Paulomi Rao, Staff Writer

In a day and age where everything is online—job applications, bills and even ads for the newest weight-loss programs—I understand why college applications get thrown in there too. Trust me, I get it; I wouldn’t want to print and hand-write all of the applications like the “ye’ olde” people of 2004. I do have some respect for saving the environment by eliminating all the printing, and my hand doesn’t mind being saved from all the cramps of writing, but Naviance, a website the claims to “maximize every student’s potential and improve institutional effectiveness,” does the exact opposite. It wastes time and inefficiently generates endless surveys on my supposed “career options” with so-called catchy names like “cluster finder.”

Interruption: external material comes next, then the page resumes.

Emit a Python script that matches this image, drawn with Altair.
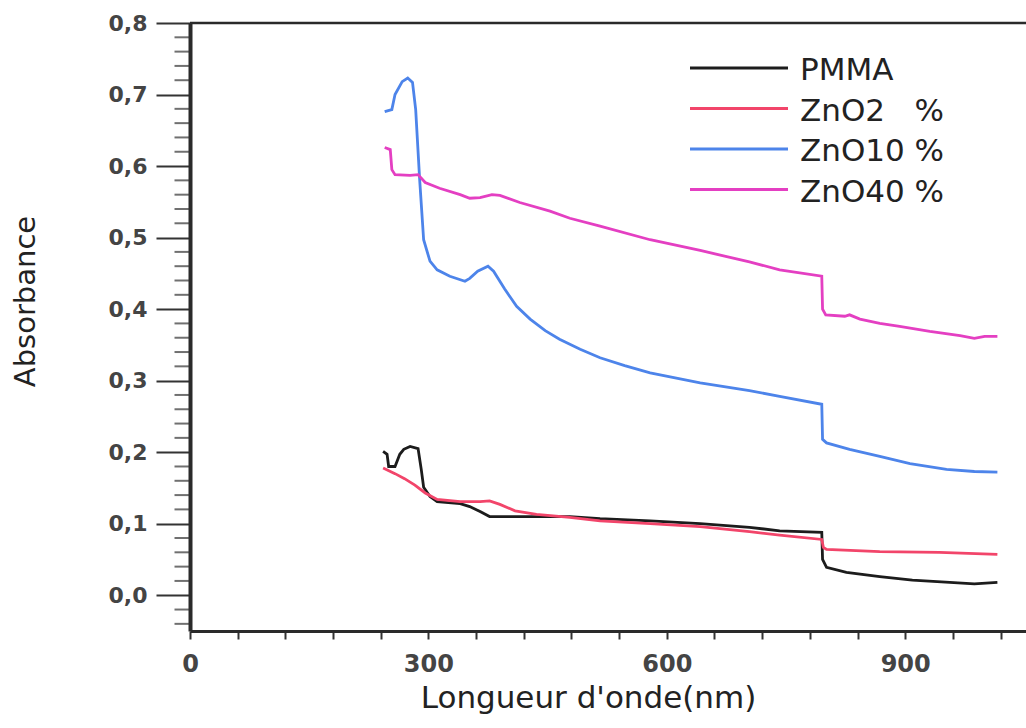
import altair as alt
import pandas as pd

# ---------------- data ----------------
series_names = ["PMMA", "ZnO2 %", "ZnO10 %", "ZnO40 %"]
legend_labels = ["PMMA", "ZnO2\u00a0\u00a0\u00a0%", "ZnO10 %", "ZnO40 %"]
colors = ["#1c1c1c", "#f2456a", "#4d84ea", "#e43fc2"]

pmma_x = [243, 248, 250, 258, 264, 269, 277, 287, 291, 294, 302, 311, 340, 352, 365, 377,
          415, 478, 516, 579, 642, 704, 742, 795, 796, 801, 826, 868, 909, 956, 987, 1016]
pmma_y = [0.201, 0.197, 0.180, 0.180, 0.197, 0.204, 0.208, 0.205, 0.176, 0.151, 0.138, 0.131,
          0.128, 0.124, 0.117, 0.110, 0.110, 0.110, 0.107, 0.104, 0.100, 0.095, 0.090, 0.088,
          0.050, 0.039, 0.032, 0.026, 0.021, 0.018, 0.016, 0.018]

zno2_x = [243, 258, 270, 283, 296, 311, 340, 365, 377, 390, 409, 436, 478, 516, 579, 642,
          704, 742, 795, 797, 801, 868, 943, 1016]
zno2_y = [0.178, 0.170, 0.163, 0.154, 0.143, 0.134, 0.131, 0.131, 0.132, 0.127, 0.118, 0.113,
          0.109, 0.104, 0.100, 0.096, 0.089, 0.084, 0.078, 0.067, 0.064, 0.061, 0.060, 0.057]

zno10_x = [245, 254, 258, 267, 274, 280, 284, 289, 294, 302, 311, 327, 346, 352, 362, 375,
           382, 396, 411, 428, 447, 465, 491, 516, 547, 579, 642, 704, 742, 795, 796, 801,
           830, 868, 906, 952, 987, 1016]
zno10_y = [0.676, 0.679, 0.700, 0.718, 0.723, 0.717, 0.679, 0.581, 0.497, 0.467, 0.455, 0.446,
           0.439, 0.443, 0.453, 0.460, 0.453, 0.428, 0.404, 0.386, 0.370, 0.358, 0.344, 0.332,
           0.321, 0.311, 0.297, 0.286, 0.278, 0.267, 0.218, 0.213, 0.204, 0.194, 0.184, 0.176,
           0.173, 0.172]

zno40_x = [245, 252, 254, 258, 277, 287, 296, 314, 340, 352, 365, 380, 390, 415, 453, 478,
           516, 579, 642, 704, 742, 795, 796, 800, 824, 830, 843, 868, 893, 931, 969, 987,
           1000, 1016]
zno40_y = [0.626, 0.623, 0.595, 0.588, 0.587, 0.588, 0.577, 0.569, 0.560, 0.555, 0.556, 0.560,
           0.559, 0.549, 0.537, 0.527, 0.516, 0.497, 0.482, 0.466, 0.455, 0.446, 0.400, 0.392,
           0.390, 0.392, 0.386, 0.380, 0.376, 0.369, 0.363, 0.359, 0.362, 0.362]

x_tick_values = [0, 60, 120, 180, 240, 300, 360, 420, 480, 540, 600, 660, 720, 780, 840, 900,
                 960, 1020]
y_major_ticks = [0.0, 0.1, 0.2, 0.3, 0.4, 0.5, 0.6, 0.7, 0.8]
y_minor_ticks = [-0.04, -0.02, 0.02, 0.04, 0.06, 0.08, 0.12, 0.14, 0.16, 0.18, 0.22, 0.24,
                 0.26, 0.28, 0.32, 0.34, 0.36, 0.38, 0.42, 0.44, 0.46, 0.48, 0.52, 0.54, 0.56,
                 0.58, 0.62, 0.64, 0.66, 0.68, 0.72, 0.74, 0.76, 0.78]

# ---------------- table ----------------
rows = []
for name, xs, ys in [("PMMA", pmma_x, pmma_y), ("ZnO2 %", zno2_x, zno2_y),
                     ("ZnO10 %", zno10_x, zno10_y), ("ZnO40 %", zno40_x, zno40_y)]:
    for i, (a, b) in enumerate(zip(xs, ys)):
        rows.append({"nm": a, "abs": b, "series": name, "idx": i})
df = pd.DataFrame(rows)

W, H = 836, 608
XDOM = [0, 1052]
YDOM = [-0.05, 0.8]

x_major = "datum.value % 300 === 0"

x_axis = alt.Axis(
    values=x_tick_values,
    labelExpr=f"{x_major} ? toString(datum.value) : ''",
    tickSize=8, tickWidth=2, tickColor="#333",
    domainColor="#2a2a2a", domainWidth=3,
    labelFont="DejaVu Sans", labelFontWeight="bold", labelFontSize=24, labelColor="#444",
    labelPadding=13, labelFlush=False, labelOverlap=False,
    grid=False,
    title="Longueur d'onde(nm)", titleFont="DejaVu Sans", titleFontSize=31,
    titleFontWeight="normal", titleColor="#222",
    titleX=398, titleY=76, titleAlign="center", titleBaseline="alphabetic",
)
y_axis = alt.Axis(
    values=y_major_ticks,
    labelExpr="replace(format(datum.value, '.1f'), '.', ',')",
    tickSize=34, tickWidth=2, tickColor="#333",
    domainColor="#2a2a2a", domainWidth=4,
    labelFont="DejaVu Sans", labelFontWeight="bold", labelFontSize=22, labelColor="#444",
    labelPadding=9, labelFlush=False, labelOverlap=False,
    grid=False,
    title="Absorbance", titleFont="DejaVu Sans", titleFontSize=29,
    titleFontWeight="normal", titleColor="#222",
    titleAngle=270, titleX=-156, titleY=278, titleAlign="center", titleBaseline="alphabetic",
)

yscale = alt.Scale(domain=YDOM, nice=False, zero=False)
xscale = alt.Scale(domain=XDOM, nice=False, zero=False)

lines = alt.Chart(df).mark_line(strokeWidth=2.8).encode(
    x=alt.X("nm:Q", scale=xscale, axis=x_axis),
    y=alt.Y("abs:Q", scale=yscale, axis=y_axis),
    color=alt.Color("series:N", scale=alt.Scale(domain=series_names, range=colors), legend=None),
    order=alt.Order("idx:Q"),
)

# minor ticks on the absorbance axis (shorter than the major ones)
minor = alt.Chart(pd.DataFrame({"abs": y_minor_ticks})).mark_tick(
    orient="horizontal", size=15, thickness=2, color="#333"
).encode(y=alt.Y("abs:Q", scale=yscale, axis=y_axis), x=alt.value(-8))

# top frame line of the plot box
top_frame = alt.Chart(pd.DataFrame({"k": [0]})).mark_rule(
    color="#2a2a2a", strokeWidth=2.5
).encode(y=alt.value(0), x=alt.value(0), x2=alt.value(W))

# ---------------- legend (manual, top right) ----------------
legend_layers = []
row_y0, row_dy = 45, 40.5
for i, (lab, col) in enumerate(zip(legend_labels, colors)):
    yy = row_y0 + i * row_dy
    d = pd.DataFrame({"label": [lab]})
    legend_layers.append(
        alt.Chart(d).mark_rule(color=col, strokeWidth=2.8).encode(
            x=alt.value(500), x2=alt.value(598), y=alt.value(yy)
        )
    )
    legend_layers.append(
        alt.Chart(d).mark_text(
            align="left", baseline="middle", font="DejaVu Sans", fontSize=31, color="#222"
        ).encode(x=alt.value(610), y=alt.value(yy + 3), text="label:N")
    )

chart = alt.layer(lines, minor, top_frame, *legend_layers).properties(
    width=W, height=H,
    padding={"left": 190, "top": 23, "right": 0, "bottom": 97},
    autosize=alt.AutoSizeParams(type="none"),
    background="white",
).configure_view(stroke=None)

chart.save("out.html", embed_options={"renderer": "svg", "actions": False})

Well, guess what? The acclaimed “cluster finder” doesn’t end up “finding” anything, and six pages worth of activity checklists later, I’m at my wit’s end and still not any closer to deciding what I’m going to do with my future. For all the readers who haven’t started the Naviance process yet, don’t worry: it assures me that I’m interested in “having a flexible schedule” and “working on completing tasks in the face of danger.” Good thing all the colleges I’m interested in are worried if I, PAULOMI RAO, can take a midterm with the danger of a wild grizzly bear in the room.

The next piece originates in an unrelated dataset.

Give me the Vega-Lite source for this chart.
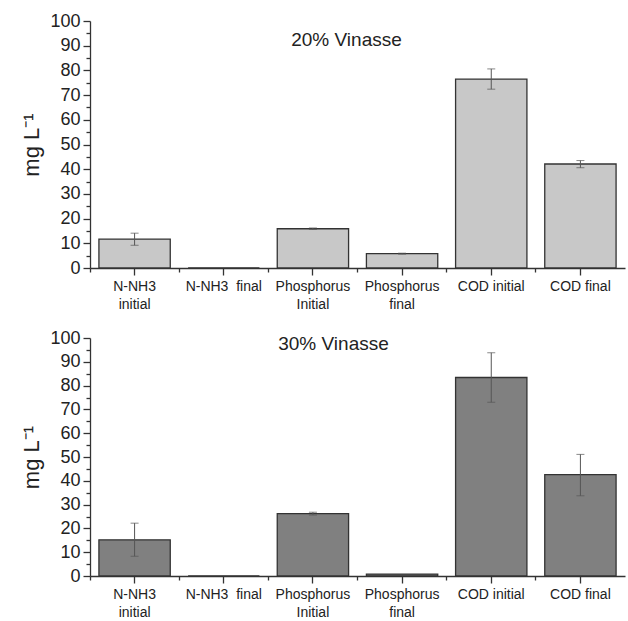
{
  "$schema": "https://vega.github.io/schema/vega-lite/v6.json",
  "background": "white",
  "padding": {"left": 20, "top": 12, "right": 2, "bottom": 4},
  "datasets": {
    "v20": [
      {"cat": "N-NH3|initial", "value": 11.7, "lo": 9.2, "hi": 14.1},
      {"cat": "N-NH3\u00a0\u00a0final", "value": 0, "lo": null, "hi": null},
      {"cat": "Phosphorus|Initial", "value": 15.9, "lo": 15.6, "hi": 16.2},
      {"cat": "Phosphorus|final", "value": 5.8, "lo": 5.6, "hi": 6.0},
      {"cat": "COD initial", "value": 76.5, "lo": 72.4, "hi": 80.6},
      {"cat": "COD final", "value": 42.1, "lo": 40.6, "hi": 43.5}
    ],
    "v30": [
      {"cat": "N-NH3|initial", "value": 15.2, "lo": 8.3, "hi": 22.2},
      {"cat": "N-NH3\u00a0\u00a0final", "value": 0, "lo": null, "hi": null},
      {"cat": "Phosphorus|Initial", "value": 26.2, "lo": 25.6, "hi": 26.8},
      {"cat": "Phosphorus|final", "value": 0.8, "lo": null, "hi": null},
      {"cat": "COD initial", "value": 83.4, "lo": 73.0, "hi": 93.8},
      {"cat": "COD final", "value": 42.6, "lo": 33.7, "hi": 51.1}
    ]
  },
  "config": {
    "view": {"stroke": null},
    "font": "Liberation Sans",
    "axis": {
      "domainColor": "#333333",
      "domainWidth": 1.3,
      "tickColor": "#333333",
      "tickWidth": 1.3,
      "labelColor": "#222222",
      "titleColor": "#222222",
      "labelFont": "Liberation Sans",
      "titleFont": "Liberation Sans",
      "grid": false
    },
    "title": {"font": "Liberation Sans", "fontSize": 19, "fontWeight": "normal", "color": "#222222"}
  },
  "spacing": 18,
  "vconcat": [
    {
      "data": {"name": "v20"},
      "width": 535,
      "height": 247,
      "title": {"text": "20% Vinasse", "offset": -38, "dx": -11},
      "layer": [
        {
          "mark": {"type": "bar", "color": "#c8c8c8", "stroke": "#333333", "strokeWidth": 1.3},
          "encoding": {
            "x": {"field": "cat", "type": "nominal", "sort": null,
              "scale": {"paddingInner": 0.2, "paddingOuter": 0.1},
              "axis": {"title": null, "labelAngle": 0, "labelFontSize": 14, "labelLineHeight": 18, "labelPadding": 4, "tickSize": 7, "labelExpr": "split(datum.label, '|')", "orient": "bottom"}},
            "y": {"field": "value", "type": "quantitative",
              "scale": {"domain": [0, 100], "nice": false},
              "axis": {"title": "mg L\u207b\u00b9", "titleFontSize": 22, "titleFontWeight": "normal", "titlePadding": 6,
                "values": [0,5,10,15,20,25,30,35,40,45,50,55,60,65,70,75,80,85,90,95,100],
                "labelExpr": "datum.value % 10 === 0 ? datum.label : ''",
                "labelFontSize": 18, "labelPadding": 3,
                "tickSize": {"condition": {"test": "datum.value % 10 === 0", "value": 7}, "value": 4}}}
          }
        },
        {
          "mark": {"type": "errorbar", "color": "#555555", "thickness": 1, "ticks": {"size": 8, "color": "#555555"}},
          "encoding": {
            "x": {"field": "cat", "type": "nominal", "sort": null,
              "axis": {"title": null, "labels": false, "domain": false, "tickSize": 4, "bandPosition": -0.125, "orient": "bottom"}},
            "y": {"field": "lo", "type": "quantitative",
              "axis": {"title": "mg L\u207b\u00b9", "titleFontSize": 22, "titleFontWeight": "normal", "titlePadding": 6,
                "values": [0,5,10,15,20,25,30,35,40,45,50,55,60,65,70,75,80,85,90,95,100],
                "labelExpr": "datum.value % 10 === 0 ? datum.label : ''",
                "labelFontSize": 18, "labelPadding": 3,
                "tickSize": {"condition": {"test": "datum.value % 10 === 0", "value": 7}, "value": 4}}},
            "y2": {"field": "hi"}
          }
        }
      ],
      "resolve": {"axis": {"x": "independent"}}
    },
    {
      "data": {"name": "v30"},
      "width": 535,
      "height": 238,
      "title": {"text": "30% Vinasse", "offset": -25, "dx": -24},
      "layer": [
        {
          "mark": {"type": "bar", "color": "#808080", "stroke": "#333333", "strokeWidth": 1.3},
          "encoding": {
            "x": {"field": "cat", "type": "nominal", "sort": null,
              "scale": {"paddingInner": 0.2, "paddingOuter": 0.1},
              "axis": {"title": null, "labelAngle": 0, "labelFontSize": 14, "labelLineHeight": 18, "labelPadding": 4, "tickSize": 7, "labelExpr": "split(datum.label, '|')", "orient": "bottom"}},
            "y": {"field": "value", "type": "quantitative",
              "scale": {"domain": [0, 100], "nice": false},
              "axis": {"title": "mg L\u207b\u00b9", "titleFontSize": 22, "titleFontWeight": "normal", "titlePadding": 6,
                "values": [0,5,10,15,20,25,30,35,40,45,50,55,60,65,70,75,80,85,90,95,100],
                "labelExpr": "datum.value % 10 === 0 ? datum.label : ''",
                "labelFontSize": 18, "labelPadding": 3,
                "tickSize": {"condition": {"test": "datum.value % 10 === 0", "value": 7}, "value": 4}}}
          }
        },
        {
          "mark": {"type": "errorbar", "color": "#555555", "thickness": 1, "ticks": {"size": 8, "color": "#555555"}},
          "encoding": {
            "x": {"field": "cat", "type": "nominal", "sort": null,
              "axis": {"title": null, "labels": false, "domain": false, "tickSize": 4, "bandPosition": -0.125, "orient": "bottom"}},
            "y": {"field": "lo", "type": "quantitative",
              "axis": {"title": "mg L\u207b\u00b9", "titleFontSize": 22, "titleFontWeight": "normal", "titlePadding": 6,
                "values": [0,5,10,15,20,25,30,35,40,45,50,55,60,65,70,75,80,85,90,95,100],
                "labelExpr": "datum.value % 10 === 0 ? datum.label : ''",
                "labelFontSize": 18, "labelPadding": 3,
                "tickSize": {"condition": {"test": "datum.value % 10 === 0", "value": 7}, "value": 4}}},
            "y2": {"field": "hi"}
          }
        }
      ],
      "resolve": {"axis": {"x": "independent"}}
    }
  ]
}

Besides the helpfulips on which college reps are visiting the career center, Naviance is like any other annoying website. Yet unlike the advertisements that pop up claiming I’m the 100th visitor!!! (yay) and I win a free iPhone, they announce I’m the 100th million high school student to show interest in University X. It just so happens that they have my transcripts and GPA included in small print along with the phrase “only the first 2% of callers actually receive an iPhone and an acceptance letter.” The website pulls you in millions of directions, but fortunately for us, it makes it very obvious to the huge audience reading my “game plan” (that would be me and my guidance counselor) that it is extremely important for the type of college I choose to “give me an advantage in my chosen career field.” Sorry Ma, it turns out colleges are NOT actually supposed to teach you how to live at home for the rest of your life. Whoops, my bad. In any event, if college essays, standardized testing, AP’s, recommendations, internships and extracurriculars don’t stress you out enough; there might be something wrong and you should consider contacting a psychiatrist. Or, you can just check the number of surveys piling up in the “what are my interests?” tab, and don’t worry: the anxiety attacks will begin again.

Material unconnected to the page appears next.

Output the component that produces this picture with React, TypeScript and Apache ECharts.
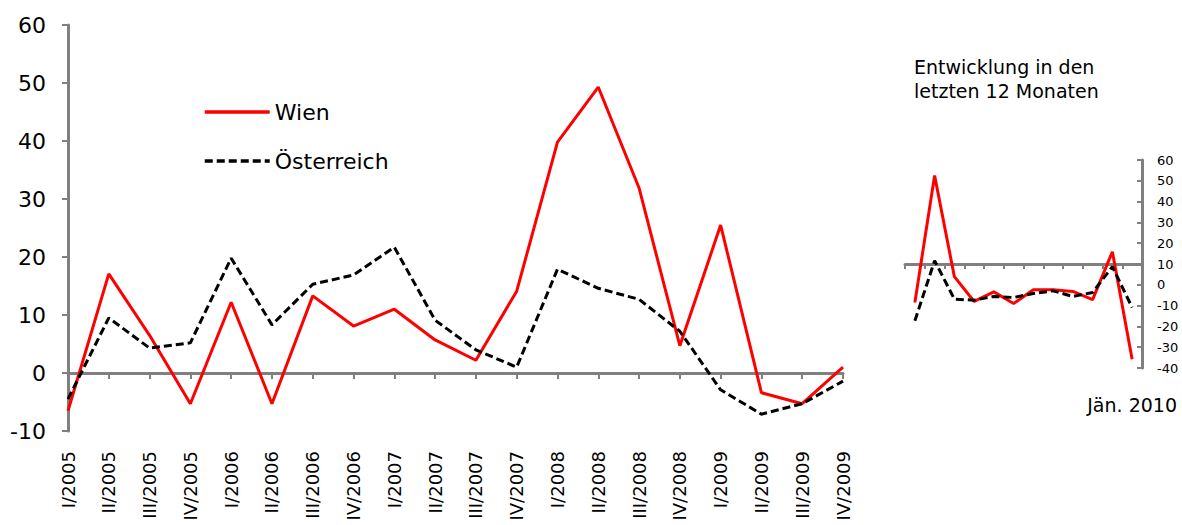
import React, { useEffect, useRef } from "react";
import * as echarts from "echarts";

const quarters = [
  "I/2005", "II/2005", "III/2005", "IV/2005",
  "I/2006", "II/2006", "III/2006", "IV/2006",
  "I/2007", "II/2007", "III/2007", "IV/2007",
  "I/2008", "II/2008", "III/2008", "IV/2008",
  "I/2009", "II/2009", "III/2009", "IV/2009",
];
const wienQ = [-6.5, 17.1, 6.5, -5.3, 12.2, -5.3, 13.3, 8.1, 11.0, 5.7, 2.2, 14.1, 39.8, 49.3, 31.9, 4.7, 25.5, -3.4, -5.3, 1.0];
const oesterreichQ = [-4.5, 9.5, 4.3, 5.2, 19.8, 8.3, 15.3, 16.9, 21.7, 9.1, 4.0, 1.0, 17.9, 14.6, 12.7, 7.2, -2.9, -7.1, -5.3, -1.4];

const months = [
  "Feb. 2009", "Mär. 2009", "Apr. 2009", "Mai 2009", "Jun. 2009", "Jul. 2009",
  "Aug. 2009", "Sep. 2009", "Okt. 2009", "Nov. 2009", "Dez. 2009", "Jän. 2010",
];
const wienM = [-8.5, 52.5, 3.9, -8.0, -3.4, -9.0, -2.4, -2.4, -3.2, -7.1, 15.9, -35.8];
const oesterreichM = [-17.3, 11.6, -6.9, -7.4, -5.6, -6.1, -4.2, -2.9, -5.6, -3.7, 8.7, -10.9];

const mainTicks = { min: -10, max: 60, interval: 10 };
const smallTicks = { min: -40, max: 60, interval: 10 };

const FONT = "DejaVu Sans";
const GRAY = "#808080";

export default function App() {
  const ref = useRef<HTMLDivElement>(null);
  useEffect(() => {
    if (!ref.current) return;
    const chart = echarts.init(ref.current, null, { renderer: "svg" });
    chart.setOption({
      animation: false,
      textStyle: { fontFamily: FONT, color: "#000" },
      title: {
        text: "Entwicklung in den\nletzten 12 Monaten",
        left: 909,
        top: 50,
        textStyle: { fontFamily: FONT, fontSize: 19, fontWeight: "normal", color: "#000", lineHeight: 24 },
      },
      legend: {
        data: ["Wien", "Österreich"],
        orient: "vertical",
        left: 203,
        top: 101,
        padding: 0,
        itemWidth: 65,
        itemHeight: 22,
        itemGap: 27,
        itemStyle: { opacity: 0 },
        lineStyle: { width: 3.5 },
        textStyle: { fontFamily: FONT, fontSize: 22, color: "#000", lineHeight: 22 },
      },
      grid: [
        { left: 68, right: 339, top: 25, bottom: 94, outerBoundsMode: "none", containLabel: false },
        { left: 905, right: 40, top: 160, bottom: 157, outerBoundsMode: "none", containLabel: false },
      ],
      xAxis: [
        {
          gridIndex: 0, type: "category", data: quarters, boundaryGap: false, position: "bottom",
          axisLine: { show: false, onZero: false }, axisTick: { show: false },
          axisLabel: { rotate: 90, fontSize: 18, margin: 20, color: "#000", fontFamily: FONT, interval: 0 },
        },
        {
          gridIndex: 0, type: "category", data: quarters, boundaryGap: false, position: "top",
          axisLine: { show: true, onZero: true, lineStyle: { color: GRAY, width: 3 } },
          axisTick: { show: true, inside: true, length: 6, interval: 0, lineStyle: { color: GRAY, width: 2 } },
          axisLabel: { show: false },
        },
        {
          gridIndex: 1, type: "category", data: months, boundaryGap: true, position: "bottom",
          axisLine: { show: false, onZero: false }, axisTick: { show: false },
          axisLabel: {
            fontSize: 19, margin: 27, color: "#000", fontFamily: FONT,
            interval: (i: number) => i === months.length - 1,
          },
        },
        {
          gridIndex: 1, type: "category", data: months, boundaryGap: true, position: "top",
          axisLine: { show: true, onZero: true, onZeroAxisIndex: 2, lineStyle: { color: GRAY, width: 3 } },
          axisTick: { show: true, inside: true, length: 5, interval: 0, lineStyle: { color: GRAY, width: 2 } },
          axisLabel: { show: false },
        },
      ],
      yAxis: [
        {
          gridIndex: 0, type: "value", ...mainTicks,
          axisLine: { show: true, lineStyle: { color: GRAY, width: 3 } },
          axisTick: { show: true, length: 6, lineStyle: { color: GRAY, width: 2 } },
          axisLabel: { fontSize: 22, margin: 22, color: "#000", fontFamily: FONT },
          splitLine: { show: false },
        },
        {
          gridIndex: 1, type: "value", position: "right", ...smallTicks,
          axisLine: { show: true, lineStyle: { color: GRAY, width: 3 } },
          axisTick: { show: true, inside: true, length: 5, lineStyle: { color: GRAY, width: 2 } },
          axisLabel: { fontSize: 13, margin: 15, color: "#000", fontFamily: FONT },
          splitLine: { show: false },
        },
        {
          gridIndex: 1, type: "value", min: -50, max: 50, show: false,
          axisLine: { show: false }, splitLine: { show: false },
        },
      ],
      series: [
        {
          name: "Wien", type: "line", xAxisIndex: 0, yAxisIndex: 0, data: wienQ,
          symbol: "none", lineStyle: { color: "#ff0000", width: 3 }, itemStyle: { color: "#ff0000" }, z: 3,
        },
        {
          name: "Österreich", type: "line", xAxisIndex: 0, yAxisIndex: 0, data: oesterreichQ,
          symbol: "none", lineStyle: { color: "#000", width: 3, type: [8, 4] }, itemStyle: { color: "#000" }, z: 4,
        },
        {
          name: "Wien", type: "line", xAxisIndex: 2, yAxisIndex: 1, data: wienM,
          symbol: "none", lineStyle: { color: "#ff0000", width: 3 }, itemStyle: { color: "#ff0000" }, z: 3,
        },
        {
          name: "Österreich", type: "line", xAxisIndex: 2, yAxisIndex: 1, data: oesterreichM,
          symbol: "none", lineStyle: { color: "#000", width: 3, type: [8, 4] }, itemStyle: { color: "#000" }, z: 4,
        },
      ],
    });
    return () => chart.dispose();
  }, []);
  return (
    <div
      ref={ref}
      style={{ position: "fixed", left: 0, top: 0, width: 1182, height: 525, background: "#fff" }}
    />
  );
}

Figuring out how to get accepted into the college of my dreams might take a long time, but in the meantime, I’m going to try again to complete the “my personality survey.” Hopefully, Naviance will be handy when I apply for a job, because apparently I like careers that allow me “to work with interesting people whose competence I respect.” Well, for a website that’s supposed to be preparing me for my future, I don’t think it could be more right. Thanks, Nav(Captain Obvious)iance.